In defence, the Albanese government pushes to make Australia’s military fit for purpose, fitted with kit to meet the purposes we’re likely to face in ‘a less safe and less stable world’.
The defence strategic review, due to report in March, faces big tasks, but it’s an echo in the minor key of defence’s ‘massive upheaval’ under Whitlam. Five departments (Defence, Army, Navy, Air and Supply) were merged into one; three services were brought into one Australian Defence Force; and the ‘diarchy’ was born, making the defence secretary and the ADF chief jointly responsible to the minister.
Whitlam delivered Australia strategic benefits that are still central today. He held on to the US alliance even as he battled Washington. He helped give birth to an understanding that Australia could defend itself, while proclaiming that Australia should find security in Asia, not seek security from Asia.
The Albanese government has embraced the alliance, while Whitlam’s alliance commitment was defined by the right to disagree (the US alliance wasn’t the ‘be all and end all’ of Australian foreign policy, Gough quipped). Whitlam’s differences with Richard Nixon’s administration are recorded in James Curran’s Unholy fury: Whitlam and Nixon at war; Curran says it was the closest the alliance has come to destruction.
Whitlam’s focus on Southeast Asia meant Australia became ASEAN’s first dialogue partner. But Whitlam’s effort in his first days in office to create an Asia–Pacific forum was quickly killed off by Indonesia—an early demonstration of the veto ASEAN could wield over regional initiatives from Canberra. Today, Wong says ASEAN is the ‘foundation’ of the effort to achieve ‘strategic equilibrium’ in the Indo-Pacific.
The Albanese government draws nourishment from Whitlam ideas while avoiding his ‘crash through or crash’ style. The US ambassador to Canberra, Marshall Green, called Whitlam a ‘whirling dervish’. In its rush, the Whitlam government was derided as being in office for a good time not a long time. Albanese aims to get a longer stretch in power, pointing to the model of Bob Hawke’s government.
One of the quiet tropes of the Hawke government in its early days was to size up a problem by asking: ‘What would Gough Whitlam have done?’ Then do the opposite. A quiet trope of the Albanese government is to ask, ‘What would Kevin Rudd have done?’ Then do the opposite.
Albo embraces Rudd substance while carefully avoiding the frantic style. One aim is to avoid having everyone in the prime minister’s orbit suffering permanent sleep debt.
During Whitlam’s time, the Canberra bureaucracy united in admiring his ambition while deploring the government’s internal ‘chaos’. The public service had a similar view of Rudd’s government, although the word for its internal workings was ‘dysfunctional’.

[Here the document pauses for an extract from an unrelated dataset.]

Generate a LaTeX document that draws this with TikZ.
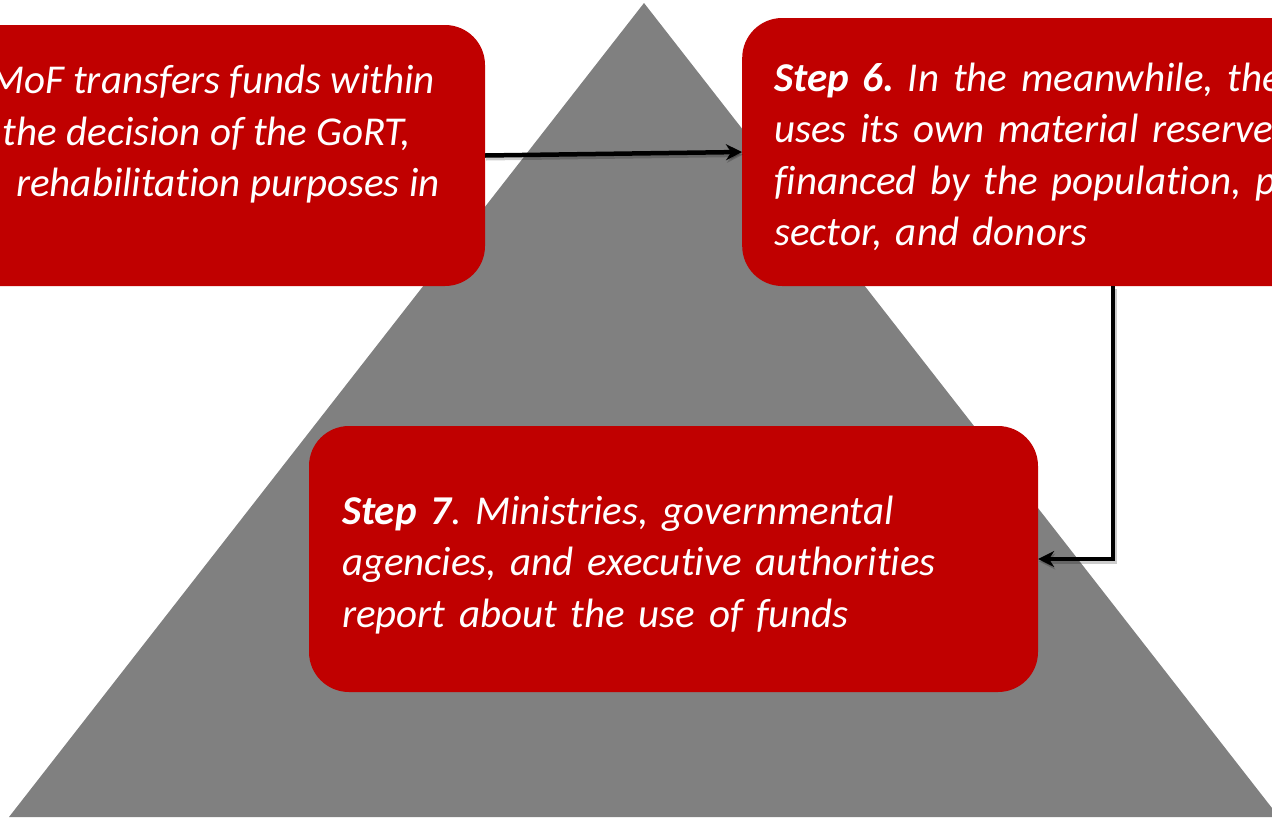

Still with the scars of those years, Albanese knows what he wants to avoid as well as what he wants. Six months in, the early public service judgement is ‘orderly’ and ‘disciplined’. The press gallery sees something similar in the relatively calm workings of parliament.
No matter how calm and disciplined you are, a dumper wave can still smash you.
Labor knows Whitlam’s three years in power were bedevilled by the slowing world economy, just as Jim Scullin’s Labor government (1929–1931) was hit by the times—taking office two days after the Wall Street crash, to be smashed by the Great Depression and party splits.
A looming global recession threatens to revisit the three-year hoodoo on Albanese. In the previous two decades, Australia decoupled from America’s economic woes. China lifted Australia over US economic crashes. The scenario may play differently this time if the US tips into recession.
The rhymes of history darken the dreams of the Albanese government.